## [INFORMATION SHOWN]
(begin)

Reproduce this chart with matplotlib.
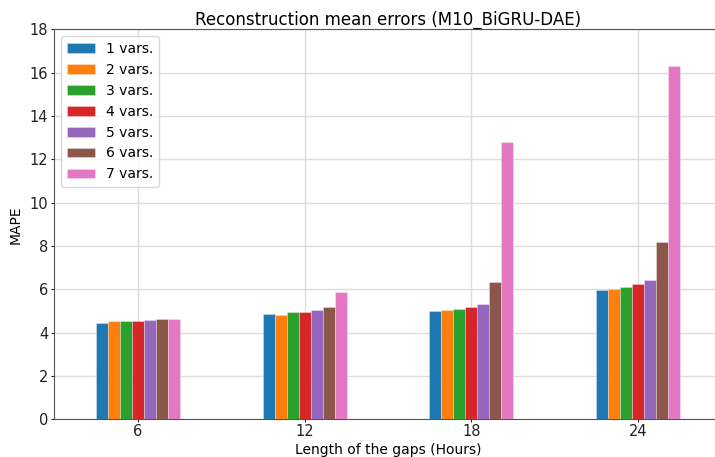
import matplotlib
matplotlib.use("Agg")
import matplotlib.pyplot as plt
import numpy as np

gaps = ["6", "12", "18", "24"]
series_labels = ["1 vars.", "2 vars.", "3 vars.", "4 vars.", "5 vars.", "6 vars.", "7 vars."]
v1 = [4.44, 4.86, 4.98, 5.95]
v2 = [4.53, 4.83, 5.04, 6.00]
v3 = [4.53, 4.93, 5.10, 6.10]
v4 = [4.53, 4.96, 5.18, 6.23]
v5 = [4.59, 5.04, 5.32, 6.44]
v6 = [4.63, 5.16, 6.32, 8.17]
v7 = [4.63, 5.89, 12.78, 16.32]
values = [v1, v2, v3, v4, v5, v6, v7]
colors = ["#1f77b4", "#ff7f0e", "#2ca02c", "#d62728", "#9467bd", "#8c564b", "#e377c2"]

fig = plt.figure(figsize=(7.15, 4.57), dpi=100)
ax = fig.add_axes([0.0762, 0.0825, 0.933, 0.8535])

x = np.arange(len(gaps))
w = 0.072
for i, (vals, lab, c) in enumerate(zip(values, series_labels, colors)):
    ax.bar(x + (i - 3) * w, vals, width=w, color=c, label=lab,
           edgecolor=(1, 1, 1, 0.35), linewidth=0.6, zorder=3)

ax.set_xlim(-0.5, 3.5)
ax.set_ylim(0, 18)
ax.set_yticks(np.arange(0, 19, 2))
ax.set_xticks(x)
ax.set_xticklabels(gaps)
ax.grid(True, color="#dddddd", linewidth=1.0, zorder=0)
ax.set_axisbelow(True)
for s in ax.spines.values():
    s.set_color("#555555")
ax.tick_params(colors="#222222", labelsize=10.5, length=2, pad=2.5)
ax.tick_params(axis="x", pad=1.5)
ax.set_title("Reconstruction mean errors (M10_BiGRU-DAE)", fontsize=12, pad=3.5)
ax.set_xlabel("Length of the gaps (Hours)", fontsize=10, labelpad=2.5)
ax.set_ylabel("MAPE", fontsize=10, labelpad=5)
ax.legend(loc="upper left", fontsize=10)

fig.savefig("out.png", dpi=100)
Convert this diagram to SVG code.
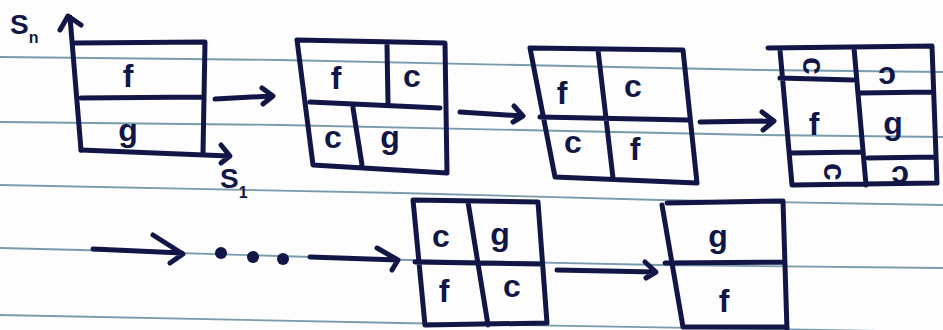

(end)

## [STATED PROBLEM]
Go over the data above and copy every line that has the word "matplotlib" in it.

## [FULL ANSWER]
Reproduce this chart with matplotlib.
import matplotlib
matplotlib.use("Agg")
import matplotlib.pyplot as plt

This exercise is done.